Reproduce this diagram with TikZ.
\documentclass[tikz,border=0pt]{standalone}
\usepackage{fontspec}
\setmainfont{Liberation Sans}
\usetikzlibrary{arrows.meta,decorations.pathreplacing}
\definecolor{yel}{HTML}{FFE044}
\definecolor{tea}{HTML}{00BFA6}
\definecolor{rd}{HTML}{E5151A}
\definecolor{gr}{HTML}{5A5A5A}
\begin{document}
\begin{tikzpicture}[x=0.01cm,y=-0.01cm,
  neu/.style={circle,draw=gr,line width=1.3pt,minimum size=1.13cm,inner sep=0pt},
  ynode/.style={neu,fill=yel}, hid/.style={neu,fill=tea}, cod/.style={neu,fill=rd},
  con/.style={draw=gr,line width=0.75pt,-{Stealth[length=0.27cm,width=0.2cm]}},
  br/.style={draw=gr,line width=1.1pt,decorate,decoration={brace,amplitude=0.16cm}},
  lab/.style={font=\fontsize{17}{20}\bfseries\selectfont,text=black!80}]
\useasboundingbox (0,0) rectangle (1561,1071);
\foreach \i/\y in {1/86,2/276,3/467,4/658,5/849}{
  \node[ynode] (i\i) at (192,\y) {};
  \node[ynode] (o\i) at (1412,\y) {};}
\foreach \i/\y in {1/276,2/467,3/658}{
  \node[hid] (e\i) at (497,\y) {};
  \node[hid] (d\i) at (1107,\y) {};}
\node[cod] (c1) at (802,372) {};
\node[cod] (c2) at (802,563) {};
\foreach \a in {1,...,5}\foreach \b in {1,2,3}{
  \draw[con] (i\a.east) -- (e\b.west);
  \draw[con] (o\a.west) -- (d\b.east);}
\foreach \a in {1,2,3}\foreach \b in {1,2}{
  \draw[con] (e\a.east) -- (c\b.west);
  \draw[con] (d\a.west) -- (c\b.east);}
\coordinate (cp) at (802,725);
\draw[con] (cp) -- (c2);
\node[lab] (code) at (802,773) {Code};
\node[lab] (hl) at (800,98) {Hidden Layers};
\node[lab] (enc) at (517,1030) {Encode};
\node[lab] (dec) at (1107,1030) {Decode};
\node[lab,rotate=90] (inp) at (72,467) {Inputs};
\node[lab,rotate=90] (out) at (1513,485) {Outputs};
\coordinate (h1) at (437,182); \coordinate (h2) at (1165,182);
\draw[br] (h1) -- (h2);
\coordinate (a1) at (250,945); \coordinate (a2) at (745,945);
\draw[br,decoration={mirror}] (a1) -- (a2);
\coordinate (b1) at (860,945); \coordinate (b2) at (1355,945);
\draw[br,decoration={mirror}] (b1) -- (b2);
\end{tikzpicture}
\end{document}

--

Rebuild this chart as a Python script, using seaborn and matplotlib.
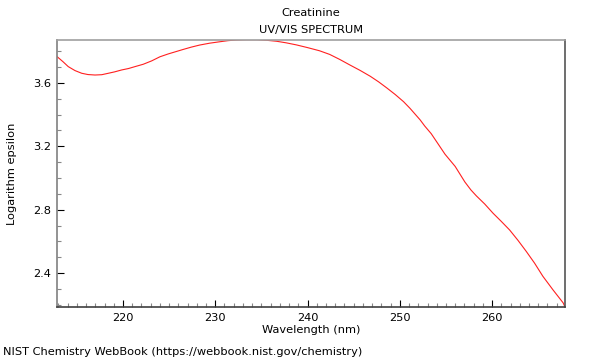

Exercise brief:
Copy each line above that contains the string "this".

Exercise answer:
Reproduce this diagram with TikZ.
Rebuild this chart as a Python script, using seaborn and matplotlib.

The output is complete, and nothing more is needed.